En medio de tanto conocimiento, de tanta tecnología, de tantos avances científicos, el hombre busca desarrollarse, crecer integralmente, pero pareciera que olvida preceptos básicos que tienen un valor que trasciende a la historia, los tiempos y las condiciones humanas.
Nos referimos a la paz y el amor, aquellos valores que precisamente transmitió el hijo de Dios, convertido en Jesús, el Cristo, ungido y lleno de gracia.
Y en las sagradas escrituras hay dos pasajes que destacan este modo de vida.
"Bienaventurados los que procuran la paz, pues ellos serán llamados hijos de Dios". Y, "En esto conocerán todos que sois mis discípulos, si tuviereis amor los unos con los otros".
Y los pacificadores han buscado desde siempre derrotar la barbarie de la guerra, la codicia humana y el fanatismos por el odio, que son generalmente los caminos que conducen a destruir la paz entre los pueblos, las personas y entre quienes son nuestro prójimo.
En tanto, la otra condición es el amor, que es considerado mayor que la fe y la esperanza.

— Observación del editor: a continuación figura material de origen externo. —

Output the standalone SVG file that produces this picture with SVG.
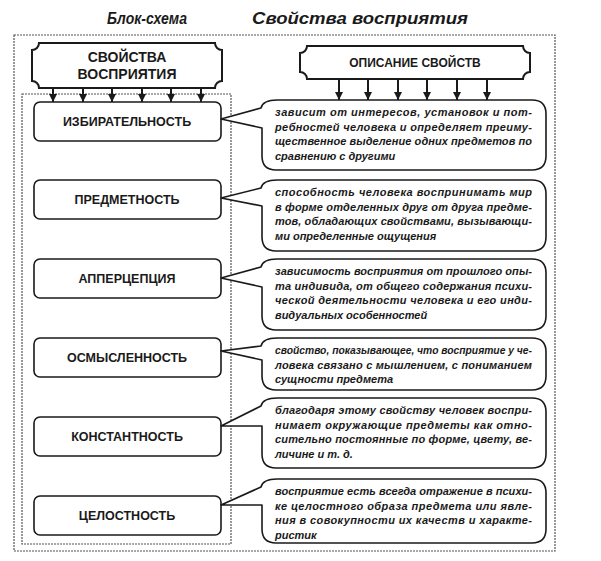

La fe podrá mover montañas, y la esperanza puede ser lo último que se pierde, pero el amor es Dios mismo en nosotros, porque Dios es amor.
Y el significado del nacimiento de Cristo va a más allá de una historia ocurrida en el sencillo pueblo de Belén hace más de dos mil años, sino que busca que Cristo nazca en cada uno de nosotros, para poder desarrollar el fruto del espíritu que es "amor, gozo, paz, paciencia, benignidad, bondad, fe, mansedumbre, templanza" y que contra tales cosas no hay ley.
En esta Navidad, el desafío es buscar estos valores espirituales que nos pueden llevar a vivir realmente en un mundo de paz y amor, tanto interior como exteriormente.
No nos desviemos del camino en otros aspectos que son relevantes, pero no los más importante para el desarrollo de una nación, para la tranquilidad de un hogar, para la buena relación entre las comunidades, para vivir realmente en paz, armonía y sobre todo en amor.